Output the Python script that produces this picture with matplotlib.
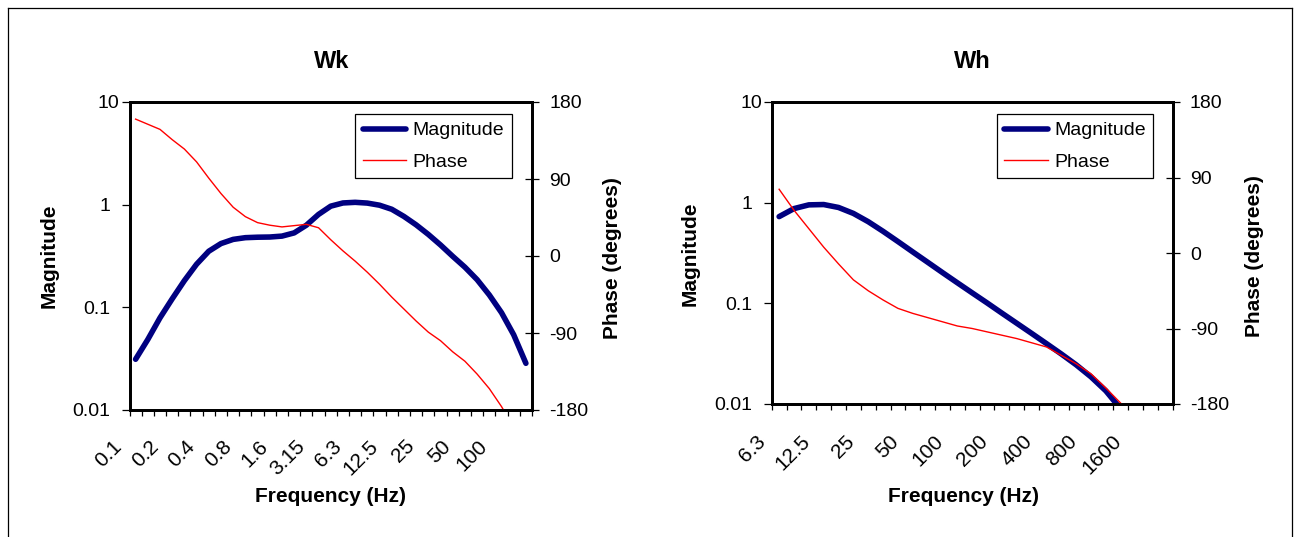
import numpy as np
import matplotlib
matplotlib.use('Agg')
import matplotlib.pyplot as plt
from matplotlib.transforms import ScaledTranslation
from matplotlib.lines import Line2D

plt.rcParams['font.family'] = ['Liberation Sans', 'DejaVu Sans']

# Wk weighting (whole body), one-third octave bands
wk_freq = ['0.1', '0.125', '0.16', '0.2', '0.25', '0.315', '0.4', '0.5', '0.63', '0.8',
           '1', '1.25', '1.6', '2', '2.5', '3.15', '4', '5', '6.3', '8', '10', '12.5',
           '16', '20', '25', '31.5', '40', '50', '63', '80', '100', '125', '160']
wk_mag = [0.0312, 0.0486, 0.079, 0.121, 0.182, 0.263, 0.352, 0.418, 0.459, 0.477,
          0.482, 0.484, 0.494, 0.531, 0.631, 0.804, 0.967, 1.039, 1.054, 1.036, 0.988,
          0.902, 0.768, 0.636, 0.513, 0.405, 0.314, 0.246, 0.186, 0.132, 0.0887,
          0.054, 0.0285]
wk_phase = [160, 154, 148, 136, 125, 110, 91, 73, 57, 46, 39, 36, 34, 35.5, 37, 33,
            19, 6, -6, -19, -33, -48, -62, -76, -89, -99, -112, -123, -138, -155,
            -176, -200, -225]

# Wh weighting (hand-arm)
wh_freq = ['6.3', '8', '10', '12.5', '16', '20', '25', '31.5', '40', '50', '63', '80',
           '100', '125', '160', '200', '250', '315', '400', '500', '630', '800', '1000',
           '1250', '1600', '2000', '2500']
wh_mag = [0.727, 0.873, 0.951, 0.958, 0.896, 0.782, 0.647, 0.519, 0.411, 0.324, 0.256,
          0.202, 0.160, 0.127, 0.101, 0.0799, 0.0634, 0.0503, 0.0398, 0.0314, 0.0245,
          0.0186, 0.0135, 0.00894, 0.00536, 0.00295, 0.00154]
wh_phase = [76, 51, 29, 7, -13, -32, -45, -56, -66, -72, -77, -82, -87, -90, -94, -98,
            -102, -107, -112, -122, -132, -144, -161, -179, -205, -230, -255]

mag_ticks = [0.01, 0.1, 1, 10]
mag_labels = ['0.01', '0.1', '1', '10']
phase_ticks = [-180, -90, 0, 90, 180]
phase_labels = ['-180', '-90', '0', '90', '180']

W, H = 1299, 537
fig = plt.figure(figsize=(W / 100, H / 100), dpi=100)


def px_rect(x0, y0, x1, y1):
    return [x0 / W, 1 - y1 / H, (x1 - x0) / W, (y1 - y0) / H]


def draw(rect, freq, mag, phase, xpad, leg_anchor):
    ax = fig.add_axes(rect)
    x = np.arange(len(freq))
    l1, = ax.plot(x, mag, color='#000080', lw=4.0, solid_capstyle='round',
                  solid_joinstyle='round', label='Magnitude')
    ax.set_yscale('log')
    ax.set_ylim(0.01, 10)
    ax.set_xlim(-0.5, len(freq) - 0.5)
    ax.set_yticks(mag_ticks)
    ax.set_yticklabels(mag_labels)
    ax.yaxis.set_minor_locator(plt.NullLocator())

    # category ticks at boundaries, labels every third category
    ax.set_xticks(np.arange(len(freq) + 1) - 0.5, minor=True)
    ax.set_xticks(x[::3])
    ax.set_xticklabels(freq[::3], rotation=45, ha='right', va='top')
    ax.tick_params(axis='x', which='minor', direction='out', length=4.5, width=0.9)
    ax.tick_params(axis='x', which='major', length=0, pad=xpad, labelsize=15)
    ax.tick_params(axis='y', which='major', direction='out', length=5.5, width=0.9,
                   pad=8.5, labelsize=14)

    ax2 = ax.twinx()
    l2, = ax2.plot(x, phase, color='red', lw=1.0, label='Phase')
    ax2.set_ylim(-180, 180)
    ax2.set_yticks(phase_ticks)
    ax2.set_yticklabels(phase_labels)
    ax2.tick_params(axis='y', direction='inout', length=10, width=0.9, pad=7.3,
                    labelsize=14)

    for a in (ax, ax2):
        for s in a.spines.values():
            s.set_linewidth(2.0)

    # shift rotated labels left like the original
    off = ScaledTranslation(-10 / 100, 0, fig.dpi_scale_trans)
    for lab in ax.get_xticklabels():
        lab.set_transform(lab.get_transform() + off)
    # the "10" label sits closer to the axis
    lab10 = ax.get_yticklabels()[-1]
    lab10.set_transform(lab10.get_transform() + ScaledTranslation(9.5 / 100, 0, fig.dpi_scale_trans))

    leg = ax2.legend([l1, l2], ['Magnitude', 'Phase'], loc='upper right',
                     bbox_to_anchor=leg_anchor, fontsize=14, frameon=True,
                     fancybox=False, edgecolor='black', framealpha=1,
                     borderaxespad=0, borderpad=0.4, labelspacing=0.7,
                     handlelength=2.25, handletextpad=0.3)
    leg.get_frame().set_linewidth(0.9)
    return ax, ax2


draw(px_rect(129.5, 102, 532, 410), wk_freq, wk_mag, wk_phase, 19, (0.9496, 0.961))
draw(px_rect(771.7, 102, 1172.7, 404), wh_freq, wh_mag, wh_phase, 20, (0.9516, 0.960))

def ftext(x, y, s, **kw):
    fig.text(x / W, 1 - y / H, s, ha='center', va='center', **kw)

ftext(331.5, 62, 'Wk', fontsize=17, fontweight='bold')
ftext(972, 62, 'Wh', fontsize=17, fontweight='bold')
ftext(49, 256, 'Magnitude', fontsize=15, fontweight='bold', rotation=90)
ftext(690, 254, 'Magnitude', fontsize=15, fontweight='bold', rotation=90)
ftext(613, 258, 'Phase (degrees)', fontsize=15, fontweight='bold', rotation=90)
ftext(1255, 256, 'Phase (degrees)', fontsize=15, fontweight='bold', rotation=90)
ftext(330, 496, 'Frequency (Hz)', fontsize=15, fontweight='bold')
ftext(963.5, 496, 'Frequency (Hz)', fontsize=15, fontweight='bold')

# outer chart border
for xs, ys in [([8, 1292], [8, 8]), ([8, 8], [8, 537]), ([1292, 1292], [8, 537])]:
    fig.add_artist(Line2D([v / W for v in xs], [1 - v / H for v in ys],
                          color='black', lw=0.9))

fig.savefig('out.png', dpi=100)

◇ ◇ ◇ ◇ ◇

Leave out any pictures, please, and quote only the lines from the top of the data through the line that contains "plt.rcParams['font.family'] = ['Liberation".

Output the Python script that produces this picture with matplotlib.
import numpy as np
import matplotlib
matplotlib.use('Agg')
import matplotlib.pyplot as plt
from matplotlib.transforms import ScaledTranslation
from matplotlib.lines import Line2D

plt.rcParams['font.family'] = ['Liberation Sans', 'DejaVu Sans']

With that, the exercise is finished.